Common Mistakes Buyers Make
One common mistake is assuming that every machine with independent arms performs the same way. It does not. The geometry changes everything. A machine that looks like a pulldown may behave like a shoulder press once the user sits down and grips the handles.
Another mistake is overvaluing compact dimensions without considering usability. A small footprint is nice, but not if the loading space is awkward or the arm path forces users into a cramped position.
There is also a habit in some facilities of buying based on visual similarity to a known brand model. That can be risky. Unless the brand, model, loading range, and adjustability are confirmed, buyers should treat resemblance as a clue rather than proof.
Who Should Consider This Kind of Gym Equipment
This type of Gym Equipment is a good fit for commercial gyms that want a guided free-weight feel, hotel fitness rooms that need broad usability, and sports facilities that value unilateral strength work. It may also suit rehab-minded training spaces if the motion is controlled and the loading increments are manageable.

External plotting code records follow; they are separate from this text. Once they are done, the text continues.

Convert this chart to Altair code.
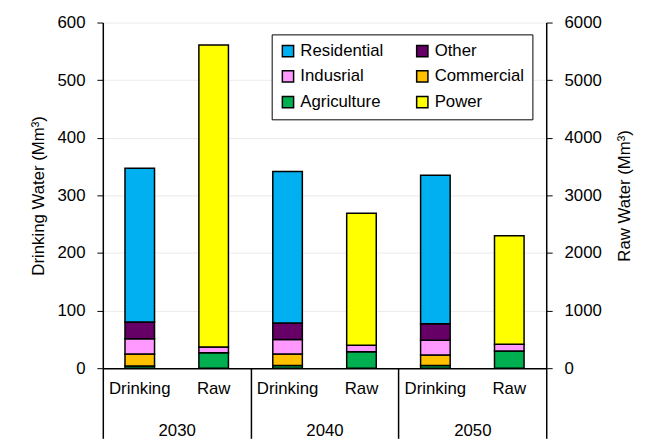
import altair as alt
import pandas as pd

years = ["2030", "2040", "2050"]
# legend domain ordered so the column-major 2-column legend reads
# Residential/Other, Indusrial/Commercial, Agriculture/Power by rows
sectors = ["Residential", "Indusrial", "Agriculture", "Other", "Commercial", "Power"]
colors = ["#00B0F0", "#FF99FF", "#00B050", "#660066", "#FFC000", "#FFFF00"]
stack_rank = {"Agriculture": 0, "Commercial": 1, "Indusrial": 2, "Other": 3, "Residential": 4, "Power": 5}

# Drinking water (Mm3, left axis)
drink_agriculture = [4, 4.5, 4.5]
drink_commercial = [20.5, 20, 18.3]
drink_industrial = [26.5, 25.5, 25.6]
drink_other = [29, 28.6, 28.6]
drink_residential = [267, 263, 258]

# Raw water (Mm3, right axis)
raw_agriculture = [268, 285, 300]
raw_industrial = [100, 115, 115]
raw_power = [5242, 2290, 1885]

rows = []
for i, y in enumerate(years):
    for s, v in [("Agriculture", drink_agriculture[i]), ("Commercial", drink_commercial[i]),
                 ("Indusrial", drink_industrial[i]), ("Other", drink_other[i]),
                 ("Residential", drink_residential[i])]:
        rows.append({"year": y, "type": "Drinking", "key": f"{y}|Drinking", "sector": s,
                     "value": v, "rank": stack_rank[s]})
    for s, v in [("Agriculture", raw_agriculture[i]), ("Indusrial", raw_industrial[i]),
                 ("Power", raw_power[i])]:
        rows.append({"year": y, "type": "Raw", "key": f"{y}|Raw", "sector": s,
                     "value": v, "rank": stack_rank[s]})
df = pd.DataFrame(rows)
keys = [f"{y}|{t}" for y in years for t in ["Drinking", "Raw"]]
year_df = pd.DataFrame({"year": years})

FONT = "Liberation Sans"
FS = 17

color = alt.Color("sector:N", scale=alt.Scale(domain=sectors, range=colors),
                  legend=alt.Legend(title=None, orient="none", legendX=171, legendY=12,
                                    columns=2, symbolType="square", symbolSize=130,
                                    symbolStrokeColor="black", symbolStrokeWidth=1.5,
                                    labelFontSize=FS, labelFont=FONT, labelColor="black",
                                    strokeColor="black", fillColor="white", padding=8,
                                    columnPadding=29, rowPadding=7, labelOffset=4))

xaxis = alt.Axis(labelExpr="split(datum.value, '|')[1]", labelAngle=0,
                 ticks=False, labelPadding=13, labelFontSize=FS, labelFont=FONT,
                 labelColor="black", domainColor="black", domainWidth=1.5)
xscale = alt.Scale(paddingInner=0.6, paddingOuter=0.3)

drink = alt.Chart(df[df.type == "Drinking"]).mark_bar(stroke="black", strokeWidth=1.5).encode(
    x=alt.X("key:N", sort=keys, title=None, scale=xscale, axis=xaxis),
    y=alt.Y("value:Q", stack="zero", title="Drinking Water (Mm³)",
            scale=alt.Scale(domain=[0, 600], nice=False),
            axis=alt.Axis(values=[0, 100, 200, 300, 400, 500, 600], grid=True, format="d",
                          gridColor="#ebebeb", gridWidth=1, tickColor="black", tickSize=6,
                          domainColor="black", domainWidth=1.5, labelFontSize=FS,
                          labelFont=FONT, labelColor="black", titleFontSize=FS,
                          titleFont=FONT, titleFontWeight="normal", titleColor="black",
                          titlePadding=10, labelPadding=12)),
    color=color,
    order=alt.Order("rank:Q"),
)

raw = alt.Chart(df[df.type == "Raw"]).mark_bar(stroke="black", strokeWidth=1.5).encode(
    x=alt.X("key:N", sort=keys, title=None, scale=xscale, axis=xaxis),
    y=alt.Y("value:Q", stack="zero", title="Raw Water (Mm³)",
            scale=alt.Scale(domain=[0, 6000], nice=False),
            axis=alt.Axis(orient="right", values=[0, 1000, 2000, 3000, 4000, 5000, 6000],
                          format="d", grid=False, tickColor="black", tickSize=6,
                          domainColor="black", domainWidth=1.5, labelFontSize=FS,
                          labelFont=FONT, labelColor="black", titleFontSize=FS,
                          titleFont=FONT, titleFontWeight="normal", titleColor="black",
                          titlePadding=16, labelPadding=12, titleAngle=270,
                          titleBaseline="top")),
    color=color,
    order=alt.Order("rank:Q"),
)

inner = alt.layer(drink, raw).resolve_scale(y="independent")

year_layer = alt.Chart(year_df).mark_point(opacity=0).encode(
    x=alt.X("year:N", sort=years, title=None,
            axis=alt.Axis(orient="bottom", labelAngle=0, domain=False, ticks=True,
                          tickBand="extent", tickSize=71, tickColor="black", tickWidth=1.5,
                          labelPadding=-16, labelFontSize=FS, labelFont=FONT,
                          labelColor="black")),
    y=alt.value(0),
)

chart = alt.layer(inner, year_layer).resolve_scale(x="independent").properties(
    width=449, height=350,
    autosize=alt.AutoSizeParams(type="none"),
    padding={"left": 96, "top": 12, "right": 99, "bottom": 71},
    background="white",
).configure_view(stroke=None)

chart.save("out.html", embed_options={"renderer": "svg", "actions": False})
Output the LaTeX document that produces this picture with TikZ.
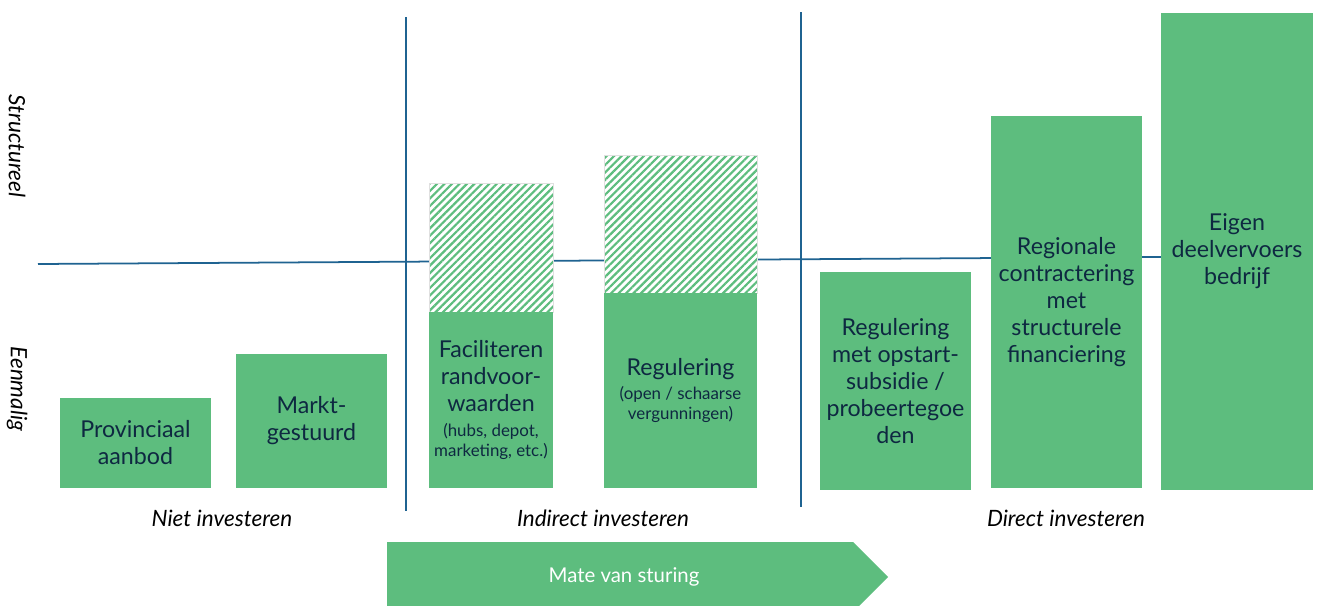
\documentclass[tikz,border=0pt]{standalone}
\usepackage{fontspec}
\setmainfont{Lato}
\usepackage{tikz}
\usetikzlibrary{patterns.meta}
\definecolor{boxgreen}{HTML}{5DBD7E}
\definecolor{axisblue}{HTML}{1F6391}
\definecolor{boxtext}{HTML}{0E2841}
\tikzset{
  boxlabel/.style={text=boxtext,align=center,font=\fontsize{6.6}{7.7}\selectfont,inner sep=0pt},
  axislabel/.style={font=\fontsize{6.4}{7.4}\selectfont\itshape,inner sep=0pt},
  axisline/.style={draw=axisblue,line width=.5pt}
}
\newcommand{\smalltext}{\fontsize{4.8}{5.7}\selectfont}
% solid green box with centred label: name, x1, y1, x2, y2, text
\newcommand{\grbox}[6]{
\fill[boxgreen] (#2,#3) rectangle (#4,#5);
\node[boxlabel] (#1) at ({.5*#2+.5*#4},{.5*#3+.5*#5}) {#6};
}
% hatched part on top of a box
\newcommand{\hatchbox}[4]{
\fill[white] (#1,#2) rectangle (#3,#4);
\path[draw=black!12,line width=.2pt,pattern={Lines[angle=45,distance=1.5pt,line width=.62pt]},pattern color=boxgreen] (#1,#2) rectangle (#3,#4);
}

\begin{document}
\begin{tikzpicture}[x=0.01cm,y=-0.01cm]
\useasboundingbox (0,0) rectangle (1317,606);

% axes
\draw[axisline] (38,264) -- (1161,257);
\draw[axisline] (406,17) -- (406,511);
\draw[axisline] (801,12) -- (801,507);

\node[axislabel,rotate=-90] (structureel) at (17,146) {Structureel};
\node[axislabel,rotate=-90] (eenmalig) at (17,389) {Eenmalig};

% niet investeren
\grbox{provinciaal}{60}{398}{211}{488}{Provinciaal\\aanbod}
\grbox{markt}{236}{354}{387}{488}{Markt-\\gestuurd}

% indirect investeren
\hatchbox{429}{183}{553}{312}
\grbox{faciliteren}{429}{312}{553}{488}{Faciliteren\\randvoor-\\waarden\\[-0.7pt]{\smalltext(hubs, depot,}\\[-2pt]{\smalltext marketing, etc.)}}
\hatchbox{604}{155}{757}{293}
\grbox{regulering}{604}{293}{757}{488}{Regulering\\[-0.9pt]{\smalltext(open / schaarse}\\[-2pt]{\smalltext vergunningen)}}

% direct investeren
\grbox{opstart}{820}{272}{971}{490}{Regulering\\met opstart-\\subsidie /\\probeertegoe\\den}
\grbox{regionale}{991}{116}{1142}{488}{Regionale\\contractering\\met\\structurele\\financiering}
\grbox{eigen}{1161}{13}{1313}{490}{Eigen\\deelvervoers\\bedrijf}

\node[axislabel] (niet) at (222,518) {Niet investeren};
\node[axislabel] (indirect) at (603,518) {Indirect investeren};
\node[axislabel] (direct) at (1066,518) {Direct investeren};

% arrow
\fill[boxgreen] (387,542) -- (853,542) -- (888,577) -- (859,606) -- (387,606) -- cycle;
\node[text=white,font=\fontsize{5.8}{7}\selectfont] (sturing) at (624,577) {Mate van sturing};
\end{tikzpicture}
\end{document}
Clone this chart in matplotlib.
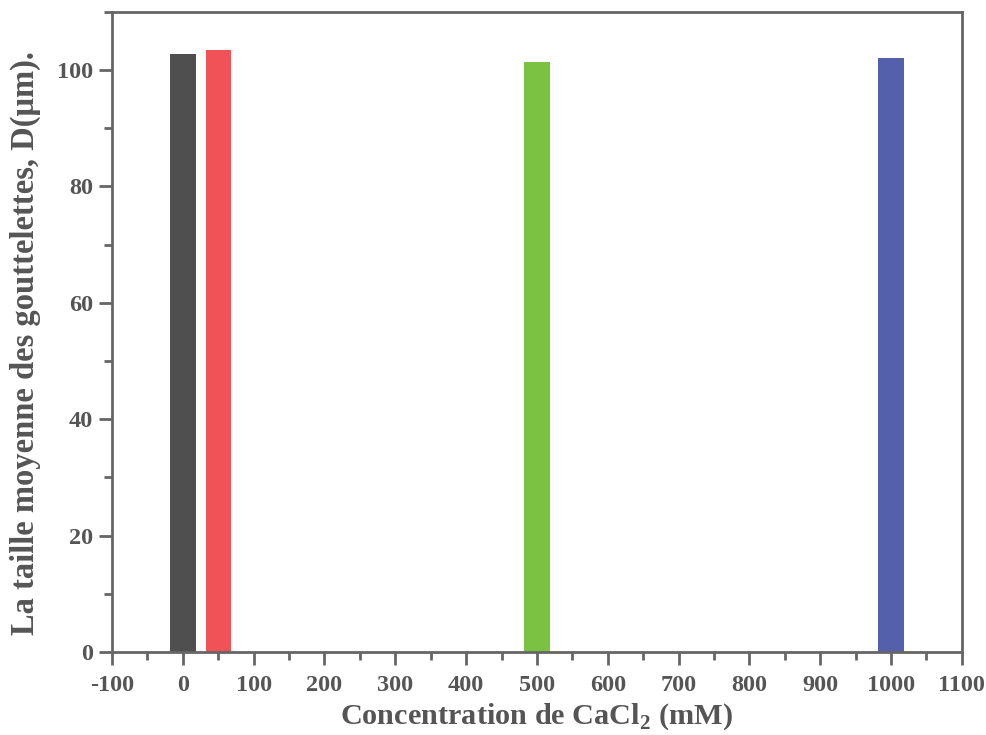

For home gyms, the decision is less straightforward. Plate-loaded commercial equipment is robust, but it takes space and usually makes sense only if the user already trains regularly and has room for dedicated equipment. A lighter home setup might benefit more from smaller stations unless the buyer specifically wants a commercial feel.
Practical Buyer Advice Before Ordering
If you are sourcing this machine, request clear confirmation on the exact movement pattern, the dimensions, the machine weight, the loading method, and whether the arms are linked or fully independent. Those details are not minor. They define how the equipment will be used and whether it fits the room plan.
Ask for photos or drawings that show the seat position, handle start point, and loading clearance. If you are comparing it with other upper-body stations, place it mentally next to the rest of your Upper Body Strength Training layout. The right machine should complement the zone, not crowd it.
For commercial buyers, consistency matters more than novelty. A well-built plate-loaded press or pulldown station may not be the flashiest piece on the floor, but it often becomes one of the most used. That is usually a better investment than chasing a machine with a dramatic look and unclear function.
What to Ask the Supplier
Before you commit, ask for:
exact exercise function and movement path
frame material and coating details
whether the loading arms are independent or mechanically linked
seat and support adjustability, if any
dimensions and installation footprint
recommended plate compatibility
photographs of the actual production model, not just a catalog render
These questions are ordinary, but they are the questions that separate a clean purchase from a costly assumption.
Final Thought for Sourcing Teams
An iso-lateral style upper-body machine can be a strong addition to a commercial gym floor, but only if the buyer understands what the unit actually does. The visible design here suggests a plate-loaded, seated, independent-arm strength machine built for controlled upper-body training. That can be useful in the right setting. It can also be the wrong purchase if the buyer assumes it is a lat pulldown when the motion is actually a press.
If you are evaluating this model for a facility, the next step is straightforward: confirm the movement, compare the footprint with your floor plan, and request production details from the supplier before ordering. That extra step is not bureaucracy. It is basic equipment discipline, and it usually pays for itself the moment the machine reaches the floor.